CPD 3.5 & Click Stream Sample in use
Solution sharing
Step 1 - Scaling the Lite (Control Plane) & Stream Flow assembly to the Medium T-Shirt size.
With the Medium T-Shirt size, the customer can scale to which will increase the number of replicas in use. We recommend they do that.
cpd-cli scale -a lite --config medium -n <namespace>
cpd-cli scale -a streams-flows --config medium -n <namespace>
This KC link would be helpful https://www.ibm.com/support/knowledgecenter/en/SSQNUZ_3.5.0/cpd/admin/scaling-svcs.html
Step 2. Resource configuration & Tuning
If each student will be submitting their own application from streams-flows simultaneously, they may want to consider increasing the "Build pool size maximum" value to accommodate more concurrent builds. This will increase the total cpu/mem footprint of streams in the cluster, though. If they can stagger builds slightly, or if each student will not be building and submitting their own version of the application, this will not be necessary. The default is 5. That means 5 concurrent builds, and additional builds will wait in a queue and potentially time out and need to be retried. This value can be adjusted on the instance edit page.
Navigation:
Caption

If each student will be submitting their own application, the default "Request" and "Limit" sizes are 0.1 Request/ 2 Limit CPU and 1 Request/ 2 Limit GB memory. Each application submitted will require that much free CPU and memory in the cluster. So the total would be 5.5. Request/110Limit CPU, and 55 Request/ 110 Limit GB memory.
They must have enough free space on the cluster to accommodate the "Request" size. The Limit will increase the amount each worker is overcommitted, and may reduce reliability/performance. They will need to increase the "Maximum CPU (cores) for all jobs" from the default of 20 to > 110 to allow for that many concurrent submissions. This value can be adjusted on the instance edit page.

Steady state, the Click Stream application uses about 0.3 CPU and 200mi Memory, so if they don't have a cluster large enough to use the defaults, they can reduce the cpu and memory Limit for "Application" nodes to 0.5CPU and 300mi Memory. This will decrease the amount CPU is over-committed, and reduce the amount of free memory required. They will still need to increase the "Maximum CPU (cores) for all jobs" from the default of 20 to > (limit value x 55) to allow for that many concurrent submissions. These values can be adjusted on the instance edit page.

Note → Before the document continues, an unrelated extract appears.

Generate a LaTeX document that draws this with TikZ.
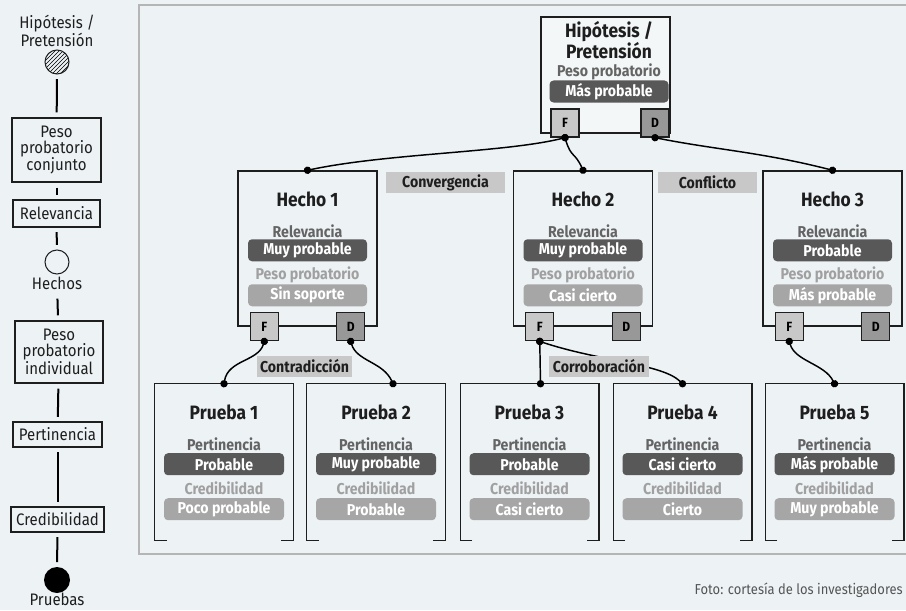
\documentclass[tikz,border=0pt]{standalone}
\usepackage{fontspec}
\setmainfont{Fira Sans}[FakeStretch=0.9]
\usetikzlibrary{shapes,arrows.meta,positioning,calc,patterns}
\definecolor{bggray}{RGB}{237,242,245}
\definecolor{framegray}{RGB}{181,181,181}
\definecolor{boxline}{RGB}{30,30,30}
\definecolor{pilldark}{RGB}{88,88,88}
\definecolor{pilllight}{RGB}{166,166,166}
\definecolor{midgray}{RGB}{100,100,100}
\definecolor{faintgray}{RGB}{160,160,160}
\definecolor{portlight}{RGB}{200,200,200}
\definecolor{portdark}{RGB}{152,152,152}
\definecolor{taggray}{RGB}{200,200,200}
\definecolor{footgray}{RGB}{85,85,85}
\newcommand{\legfont}{\fontsize{12.5}{12}\selectfont}
\newcommand{\tagfont}{\bfseries\fontsize{11.8}{12}\selectfont}

\begin{document}
\begin{tikzpicture}[x=0.75pt,y=-0.75pt,
  legbox/.style={draw=boxline, line width=0.8pt, align=center, inner sep=0pt, font=\legfont, text=boxline},
  legthick/.style={legbox, line width=1.6pt},
  legline/.style={line width=1.5pt, shorten <=3.5pt, shorten >=3.5pt},
  factbox/.style={draw=boxline, line width=1.1pt, minimum width=139*0.75pt, minimum height=155*0.75pt, inner sep=0pt},
  proofbox/.style={minimum width=138*0.75pt, minimum height=156*0.75pt, inner sep=0pt},
  boxtitle/.style={font=\bfseries\fontsize{14.5}{14.5}\selectfont, text=boxline},
  rowlabel/.style={font=\tagfont, text=midgray},
  faintlabel/.style={rowlabel, text=faintgray},
  darkpill/.style={fill=pilldark, rounded corners=3pt, text=white, font=\tagfont, minimum width=119*0.75pt, minimum height=22*0.75pt, inner sep=0pt},
  lightpill/.style={darkpill, fill=pilllight},
  fport/.style={draw=boxline, line width=1pt, fill=portlight, minimum size=28*0.75pt, inner sep=0pt, font=\bfseries\fontsize{10}{10}\selectfont},
  dport/.style={fport, fill=portdark},
  relation/.style={fill=taggray, font=\tagfont, text=boxline, minimum height=21*0.75pt, inner sep=0pt},
  link/.style={line width=1.1pt, {Circle[length=5.5pt]}-{Circle[length=5.5pt]}, shorten <=-2.75pt, shorten >=-2.75pt}]

% Canvas
\useasboundingbox[fill=bggray] (0,0) rectangle (906,610);

% Frame
\draw[framegray, line width=2.2pt] (139,5) rectangle (940,554);

% Legend column
\node[font=\legfont, align=center, text=boxline] (lhyp) at (57,31) {Hipótesis /\\Pretensión};
\node[circle, draw=boxline, line width=0.8pt, minimum size=24*0.75pt, inner sep=0pt, pattern=north east lines] (lhatch) at (57,62) {};
\node[legthick, minimum width=89*0.75pt, minimum height=64*0.75pt] (lconj) at (56.5,150) {Peso\\probatorio\\conjunto};
\node[legbox, minimum width=87*0.75pt, minimum height=27*0.75pt] (lrel) at (56.5,213.5) {Relevancia};
\node[circle, draw=boxline, line width=0.8pt, minimum size=24*0.75pt, inner sep=0pt] (lopen) at (57,262) {};
\node[font=\legfont, text=boxline] (lhech) at (57,283) {Hechos};
\node[legthick, minimum width=88*0.75pt, minimum height=62*0.75pt] (lind) at (59,352) {Peso\\probatorio\\individual};
\node[legbox, minimum width=89*0.75pt, minimum height=25*0.75pt] (lpert) at (57.5,434.5) {Pertinencia};
\node[legbox, minimum width=93*0.75pt, minimum height=25*0.75pt] (lcred) at (57.5,519.5) {Credibilidad};
\node[circle, fill=black, minimum size=26*0.75pt, inner sep=0pt] (lsolid) at (57,580) {};
\node[font=\legfont, text=boxline, inner sep=1pt] (lpru) at (57,599) {Pruebas};

\draw[legline] (lhatch) -- (lconj);
\draw[legline] (lconj) -- (lrel);
\draw[legline] (lrel) -- (lopen);
\draw[legline] (lhech) -- (lind);
\draw[legline] (lind) -- (lpert);
\draw[legline] (lpert) -- (lcred);
\draw[legline] (lcred) -- (lsolid);

% Claim
\node[factbox, fill=white!35!bggray, minimum width=129*0.75pt, minimum height=116*0.75pt] (h0) at (605.5,75) {};
\node[font=\bfseries\fontsize{14.5}{13.2}\selectfont, align=center, text=boxline] (h0t) at (609,40) {Hipótesis /\\Pretensión};
\node[rowlabel] (h0l) at (609,72) {Peso probatorio};
\node[darkpill] (h0p) at (609,91.5) {Más probable};
\node[fport] (hf0) at (565,123) {F};
\node[dport] (hd0) at (655,123) {D};

% Facts
\foreach \n/\x/\rel/\peso in {1/307.5/Muy probable/Sin soporte, 2/583/Muy probable/Casi cierto, 3/832.5/Probable/Más probable} {
  \node[factbox] (h\n) at (\x,248.5) {};
  \node[boxtitle] at ($(h\n.north)+(0,29)$) {Hecho \n};
  \node[rowlabel] at ($(h\n.north)+(0,61)$) {Relevancia};
  \node[darkpill] at ($(h\n.north)+(0,80)$) {\rel};
  \node[faintlabel] at ($(h\n.north)+(0,105)$) {Peso probatorio};
  \node[lightpill] at ($(h\n.north)+(0,125)$) {\peso};
  \node[fport] (hf\n) at ($(h\n.south west)+(27,0)$) {F};
  \node[dport] (hd\n) at ($(h\n.south east)+(-27,0)$) {D};
}

% Evidence
\foreach \n/\x/\pert/\cred in {1/224/Probable/Poco probable, 2/376/Muy probable/Probable, 3/529.5/Probable/Casi cierto, 4/682.5/Casi cierto/Cierto, 5/834.5/Más probable/Muy probable} {
  \node[proofbox] (p\n) at (\x,462) {};
  \draw[boxline, line width=1.1pt] ($(p\n.south west)+(12,0)$) -- (p\n.south west) -- (p\n.north west) -- (p\n.north east) -- (p\n.south east) -- ++(-12,0);
  \node[boxtitle] at ($(p\n.north)+(0,29)$) {Prueba \n};
  \node[rowlabel] at ($(p\n.north)+(0,61)$) {Pertinencia};
  \node[darkpill, minimum width=120*0.75pt] at ($(p\n.north)+(0,80.5)$) {\pert};
  \node[faintlabel] at ($(p\n.north)+(0,105)$) {Credibilidad};
  \node[lightpill, minimum width=120*0.75pt] at ($(p\n.north)+(0,125.5)$) {\cred};
}
\coordinate (p2in) at ($(p2.north)+(17,0)$);
\coordinate (p3in) at ($(p3.north)+(11,0)$);

% Links
\draw[link] (hf0.south) .. controls +(-60,15) and +(80,-17) .. (h1.north);
\draw[link] (hf0.south) .. controls +(6,20) and +(-8,-18) .. (h2.north);
\draw[link] (hd0.south) .. controls +(60,12) and +(-70,-18) .. (h3.north);
\draw[link] (hf1.south) .. controls +(-6,20) and +(4,-24) .. (p1.north);
\draw[link] (hd1.south) .. controls +(6,20) and +(-10,-22) .. (p2in);
\draw[link] (hf2.south) -- (p3in);
\draw[link] (hf2.south) .. controls +(60,20) and +(-20,-20) .. (p4.north);
\draw[link] (hf3.south) .. controls +(6,20) and +(-10,-20) .. (p5.north);

% Relations
\node[relation, minimum width=119*0.75pt] (conv) at (445.5,182.5) {Convergencia};
\node[relation, minimum width=99*0.75pt] (conf) at (707.5,182.5) {Conflicto};
\node[relation, minimum width=95*0.75pt] (contr) at (304.5,366.5) {Contradicción};
\node[relation, minimum width=100*0.75pt] (corr) at (599,366.5) {Corroboración};

% Credit
\node[anchor=east, font=\fontsize{10.8}{12}\selectfont, text=footgray, inner sep=0pt] (credit) at (903,590) {Foto: cortesía de los investigadores};

\end{tikzpicture}
\end{document}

For the Streams instance, the default "limits" for the instance should be sufficient, but it's recommended they increase the "requests" for their instance on the Rest, Management, Security, and Build pods. They should make the "request" closer to the limit, if they have that kind of capacity available in their Openshift cluster. If not, the largest strain will be CPU on the Management pod, so that should be prioritized first. These values can be adjusted on the instance edit page.

Conclusion
This solution has been verified in customer's environment and it went smoothly.
#CloudPakforDataGroup